_EXERCISE OBJECTIVE_
Transcribe the listing that follows in full, omitting pictures.

## Start DATA PROVIDED

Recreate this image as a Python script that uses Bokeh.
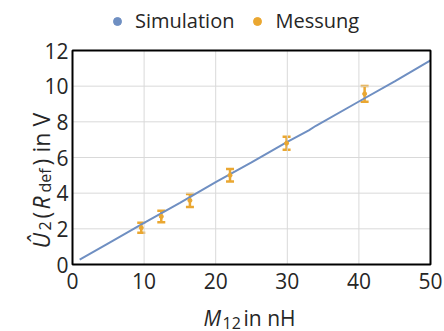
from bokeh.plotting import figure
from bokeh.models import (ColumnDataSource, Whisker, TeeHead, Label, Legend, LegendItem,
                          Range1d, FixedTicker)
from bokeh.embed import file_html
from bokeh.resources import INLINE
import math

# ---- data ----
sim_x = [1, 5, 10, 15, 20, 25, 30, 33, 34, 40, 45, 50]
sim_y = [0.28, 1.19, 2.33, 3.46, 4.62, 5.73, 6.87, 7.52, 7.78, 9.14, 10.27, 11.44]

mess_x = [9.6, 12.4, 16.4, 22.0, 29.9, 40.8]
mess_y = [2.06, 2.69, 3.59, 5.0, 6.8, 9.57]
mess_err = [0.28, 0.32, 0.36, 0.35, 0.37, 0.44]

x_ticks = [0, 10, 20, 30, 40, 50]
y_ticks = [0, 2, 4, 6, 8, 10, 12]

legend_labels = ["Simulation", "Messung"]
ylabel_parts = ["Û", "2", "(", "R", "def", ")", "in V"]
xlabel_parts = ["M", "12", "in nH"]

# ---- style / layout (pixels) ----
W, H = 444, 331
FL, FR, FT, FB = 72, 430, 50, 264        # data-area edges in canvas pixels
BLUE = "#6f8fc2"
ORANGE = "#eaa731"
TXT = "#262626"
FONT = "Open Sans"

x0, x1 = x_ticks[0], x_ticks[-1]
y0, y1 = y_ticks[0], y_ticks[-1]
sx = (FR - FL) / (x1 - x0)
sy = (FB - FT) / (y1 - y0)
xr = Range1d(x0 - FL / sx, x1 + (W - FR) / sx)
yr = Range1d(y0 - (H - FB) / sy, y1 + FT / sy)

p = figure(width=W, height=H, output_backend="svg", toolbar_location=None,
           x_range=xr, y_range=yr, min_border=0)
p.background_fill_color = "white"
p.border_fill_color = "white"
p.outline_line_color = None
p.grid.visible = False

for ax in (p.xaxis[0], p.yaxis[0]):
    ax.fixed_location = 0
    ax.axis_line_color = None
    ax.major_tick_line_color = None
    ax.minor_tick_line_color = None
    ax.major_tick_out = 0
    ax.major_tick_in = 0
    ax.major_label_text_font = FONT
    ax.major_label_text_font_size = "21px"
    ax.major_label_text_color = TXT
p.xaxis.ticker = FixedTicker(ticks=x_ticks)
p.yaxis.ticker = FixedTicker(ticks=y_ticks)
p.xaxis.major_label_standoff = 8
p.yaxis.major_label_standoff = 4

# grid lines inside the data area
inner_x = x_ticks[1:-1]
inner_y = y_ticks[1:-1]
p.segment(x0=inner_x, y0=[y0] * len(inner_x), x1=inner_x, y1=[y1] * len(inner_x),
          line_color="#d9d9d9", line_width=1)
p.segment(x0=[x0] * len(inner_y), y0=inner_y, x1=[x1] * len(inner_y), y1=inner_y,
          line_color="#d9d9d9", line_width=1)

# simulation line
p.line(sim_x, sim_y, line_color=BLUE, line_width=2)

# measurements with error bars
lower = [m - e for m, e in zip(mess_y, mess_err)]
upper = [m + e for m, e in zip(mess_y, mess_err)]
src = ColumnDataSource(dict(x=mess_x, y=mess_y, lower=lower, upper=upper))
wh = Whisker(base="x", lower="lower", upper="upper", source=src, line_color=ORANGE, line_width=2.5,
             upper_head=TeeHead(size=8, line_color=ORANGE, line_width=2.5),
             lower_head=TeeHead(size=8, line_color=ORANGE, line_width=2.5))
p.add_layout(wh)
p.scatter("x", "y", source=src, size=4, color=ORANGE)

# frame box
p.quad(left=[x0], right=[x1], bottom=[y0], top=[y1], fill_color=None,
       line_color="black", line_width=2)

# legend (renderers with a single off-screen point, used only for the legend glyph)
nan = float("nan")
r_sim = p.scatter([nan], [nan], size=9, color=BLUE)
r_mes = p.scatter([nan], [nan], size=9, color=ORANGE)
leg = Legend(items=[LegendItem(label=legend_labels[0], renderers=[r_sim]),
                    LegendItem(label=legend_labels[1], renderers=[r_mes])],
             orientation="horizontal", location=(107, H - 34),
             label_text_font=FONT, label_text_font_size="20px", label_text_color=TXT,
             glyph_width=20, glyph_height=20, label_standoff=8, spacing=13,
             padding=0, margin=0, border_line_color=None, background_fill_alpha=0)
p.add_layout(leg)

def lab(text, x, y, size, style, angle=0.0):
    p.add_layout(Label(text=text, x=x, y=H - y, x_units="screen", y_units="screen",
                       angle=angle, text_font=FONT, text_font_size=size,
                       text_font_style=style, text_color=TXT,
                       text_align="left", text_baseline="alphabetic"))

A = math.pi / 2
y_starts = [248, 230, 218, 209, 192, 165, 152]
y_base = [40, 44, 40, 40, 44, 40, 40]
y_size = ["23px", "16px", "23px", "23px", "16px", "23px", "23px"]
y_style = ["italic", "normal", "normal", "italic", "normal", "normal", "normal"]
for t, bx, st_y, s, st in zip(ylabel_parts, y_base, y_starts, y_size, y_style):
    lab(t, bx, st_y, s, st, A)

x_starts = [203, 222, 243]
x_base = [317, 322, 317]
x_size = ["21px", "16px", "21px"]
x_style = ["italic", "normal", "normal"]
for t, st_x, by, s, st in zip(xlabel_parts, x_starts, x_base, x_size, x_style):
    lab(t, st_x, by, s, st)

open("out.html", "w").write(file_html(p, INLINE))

## End DATA PROVIDED

_THE REPLY_
Recreate this image as a Python script that uses Bokeh.
from bokeh.plotting import figure
from bokeh.models import (ColumnDataSource, Whisker, TeeHead, Label, Legend, LegendItem,
                          Range1d, FixedTicker)
from bokeh.embed import file_html
from bokeh.resources import INLINE
import math

# ---- data ----
sim_x = [1, 5, 10, 15, 20, 25, 30, 33, 34, 40, 45, 50]
sim_y = [0.28, 1.19, 2.33, 3.46, 4.62, 5.73, 6.87, 7.52, 7.78, 9.14, 10.27, 11.44]

mess_x = [9.6, 12.4, 16.4, 22.0, 29.9, 40.8]
mess_y = [2.06, 2.69, 3.59, 5.0, 6.8, 9.57]
mess_err = [0.28, 0.32, 0.36, 0.35, 0.37, 0.44]

x_ticks = [0, 10, 20, 30, 40, 50]
y_ticks = [0, 2, 4, 6, 8, 10, 12]

legend_labels = ["Simulation", "Messung"]
ylabel_parts = ["Û", "2", "(", "R", "def", ")", "in V"]
xlabel_parts = ["M", "12", "in nH"]

# ---- style / layout (pixels) ----
W, H = 444, 331
FL, FR, FT, FB = 72, 430, 50, 264        # data-area edges in canvas pixels
BLUE = "#6f8fc2"
ORANGE = "#eaa731"
TXT = "#262626"
FONT = "Open Sans"

x0, x1 = x_ticks[0], x_ticks[-1]
y0, y1 = y_ticks[0], y_ticks[-1]
sx = (FR - FL) / (x1 - x0)
sy = (FB - FT) / (y1 - y0)
xr = Range1d(x0 - FL / sx, x1 + (W - FR) / sx)
yr = Range1d(y0 - (H - FB) / sy, y1 + FT / sy)

p = figure(width=W, height=H, output_backend="svg", toolbar_location=None,
           x_range=xr, y_range=yr, min_border=0)
p.background_fill_color = "white"
p.border_fill_color = "white"
p.outline_line_color = None
p.grid.visible = False

for ax in (p.xaxis[0], p.yaxis[0]):
    ax.fixed_location = 0
    ax.axis_line_color = None
    ax.major_tick_line_color = None
    ax.minor_tick_line_color = None
    ax.major_tick_out = 0
    ax.major_tick_in = 0
    ax.major_label_text_font = FONT
    ax.major_label_text_font_size = "21px"
    ax.major_label_text_color = TXT
p.xaxis.ticker = FixedTicker(ticks=x_ticks)
p.yaxis.ticker = FixedTicker(ticks=y_ticks)
p.xaxis.major_label_standoff = 8
p.yaxis.major_label_standoff = 4

# grid lines inside the data area
inner_x = x_ticks[1:-1]
inner_y = y_ticks[1:-1]
p.segment(x0=inner_x, y0=[y0] * len(inner_x), x1=inner_x, y1=[y1] * len(inner_x),
          line_color="#d9d9d9", line_width=1)
p.segment(x0=[x0] * len(inner_y), y0=inner_y, x1=[x1] * len(inner_y), y1=inner_y,
          line_color="#d9d9d9", line_width=1)

# simulation line
p.line(sim_x, sim_y, line_color=BLUE, line_width=2)

# measurements with error bars
lower = [m - e for m, e in zip(mess_y, mess_err)]
upper = [m + e for m, e in zip(mess_y, mess_err)]
src = ColumnDataSource(dict(x=mess_x, y=mess_y, lower=lower, upper=upper))
wh = Whisker(base="x", lower="lower", upper="upper", source=src, line_color=ORANGE, line_width=2.5,
             upper_head=TeeHead(size=8, line_color=ORANGE, line_width=2.5),
             lower_head=TeeHead(size=8, line_color=ORANGE, line_width=2.5))
p.add_layout(wh)
p.scatter("x", "y", source=src, size=4, color=ORANGE)

# frame box
p.quad(left=[x0], right=[x1], bottom=[y0], top=[y1], fill_color=None,
       line_color="black", line_width=2)

# legend (renderers with a single off-screen point, used only for the legend glyph)
nan = float("nan")
r_sim = p.scatter([nan], [nan], size=9, color=BLUE)
r_mes = p.scatter([nan], [nan], size=9, color=ORANGE)
leg = Legend(items=[LegendItem(label=legend_labels[0], renderers=[r_sim]),
                    LegendItem(label=legend_labels[1], renderers=[r_mes])],
             orientation="horizontal", location=(107, H - 34),
             label_text_font=FONT, label_text_font_size="20px", label_text_color=TXT,
             glyph_width=20, glyph_height=20, label_standoff=8, spacing=13,
             padding=0, margin=0, border_line_color=None, background_fill_alpha=0)
p.add_layout(leg)

def lab(text, x, y, size, style, angle=0.0):
    p.add_layout(Label(text=text, x=x, y=H - y, x_units="screen", y_units="screen",
                       angle=angle, text_font=FONT, text_font_size=size,
                       text_font_style=style, text_color=TXT,
                       text_align="left", text_baseline="alphabetic"))

A = math.pi / 2
y_starts = [248, 230, 218, 209, 192, 165, 152]
y_base = [40, 44, 40, 40, 44, 40, 40]
y_size = ["23px", "16px", "23px", "23px", "16px", "23px", "23px"]
y_style = ["italic", "normal", "normal", "italic", "normal", "normal", "normal"]
for t, bx, st_y, s, st in zip(ylabel_parts, y_base, y_starts, y_size, y_style):
    lab(t, bx, st_y, s, st, A)

x_starts = [203, 222, 243]
x_base = [317, 322, 317]
x_size = ["21px", "16px", "21px"]
x_style = ["italic", "normal", "normal"]
for t, st_x, by, s, st in zip(xlabel_parts, x_starts, x_base, x_size, x_style):
    lab(t, st_x, by, s, st)

open("out.html", "w").write(file_html(p, INLINE))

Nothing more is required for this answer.